Over Advent en Kerstmis

Op weg naar KerstOp 1 januari vieren we het begin van het nieuwe jaar – met sterretjes en vuurwerk. Maar op de eerste zondag van de Advent vieren we het begin van het nieuwe kerkelijke jaar – met de ster van Bethlehem en kaarsen. Deze twee jaren lopen dus niet gelijk!

Het verschil zit hem hierin dat het gewone jaar geijkt is op de beweging van onze aarde rondom de zon. De seizoenen bepalen de verdeling van het gewone jaar. Het kerkelijke jaar is echter geijkt op de beweging van onze aarde rondom…de Zoon. De gebeurtenissen in het leven van Jezus, de Zoon van God, bepalen de verdeling van het kerkelijke jaar. De belangrijkste momenten in Jezus’ leven zijn Kerstmis (Zijn geboorte), Pasen (Zijn dood en verrijzenis) en Pinksteren (als Hij Zijn leerlingen en vrienden de H. Geest geeft).

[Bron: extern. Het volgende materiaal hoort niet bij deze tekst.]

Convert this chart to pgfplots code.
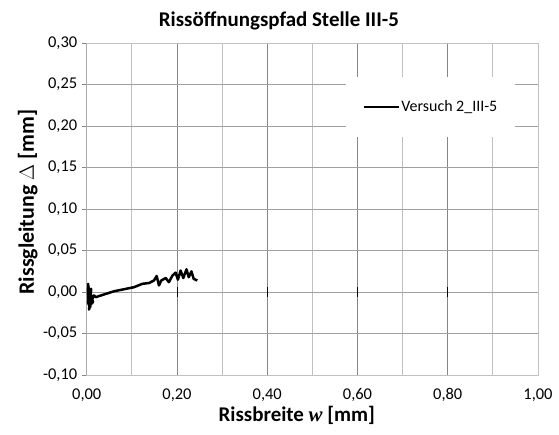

Maar we beginnen met de Advent en Kerstmis, deze zijn onlosmakelijk met elkaar verbonden. Advent komt van het Latijnse woord ‘adventus’ dat ‘de komst’ betekent. Maar wie of wat komt er dan?

Dat is Jezus natuurlijk, Advent is uitzien naar Zijn geboorte. Wie had dat kunnen bedenken? God die zo ver weg is, hoog en verborgen in de hemel, komt één keer kwetsbaar en tastbaar als een kind naar onze aarde, om hier rond te lopen en op te groeien.

Adventskrans

Terwijl het in deze periode van het jaar buiten steeds donkerder en kouder wordt, leven we in de kerk juist toe naar een feest van licht en warmte: Kerstmis, de geboorte van Jezus Christus. Hij wordt ook wel eens ‘het Licht der wereld’ genoemd. Daarom wordt Zijn komst, of Zijn geboorte, tijdens de Advent symbolisch zichtbaar gemaakt met behulp van de adventskrans. Deze is gemaakt van groene takken waarop vier witte kaarsen staan. Elke zondag van de Advent wordt één extra kaars aangestoken, zodat de krans steeds helderder gaat branden, want Jezus’ geboorte nadert snel. Als alle vier de kaarsen branden, dan is Kerstmis aangebroken.

Kerststal en cadeautjes

Christenen vieren dat tweeduizend jaar (en een beetje) geleden Jezus werd geboren in een stal. In de katholieke kerk is het de gewoonte om dit uit te beelden met een mooie kerststal. Hierin zien we Jozef, Maria en het kindje Jezus in een kribbe, maar ook een os en ezel, vaak een engel en heldere ster boven de stal, en aan weerszijden herders en wijzen.

De eerste kerststal is bedacht door de heilige Franciscus van Assisi in 1223. Dit was een ‘levende’ kerststal met mensen die het tafereel naspeelden. Hij bedacht dit om de aandacht weer op de geboorte van Jezus te vestigen, omdat voor veel gelovigen kerstmis – ook toen al! – vooral een feest van cadeautjes geven geworden was.

Het is wel belangrijk om elkaar cadeautjes te geven, want hiermee laten we zien hoe gul en genadevol God zelf is, want Hij gaf ons ook een prachtig cadeau, namelijk Zijn hemelse Zoon Jezus Christus.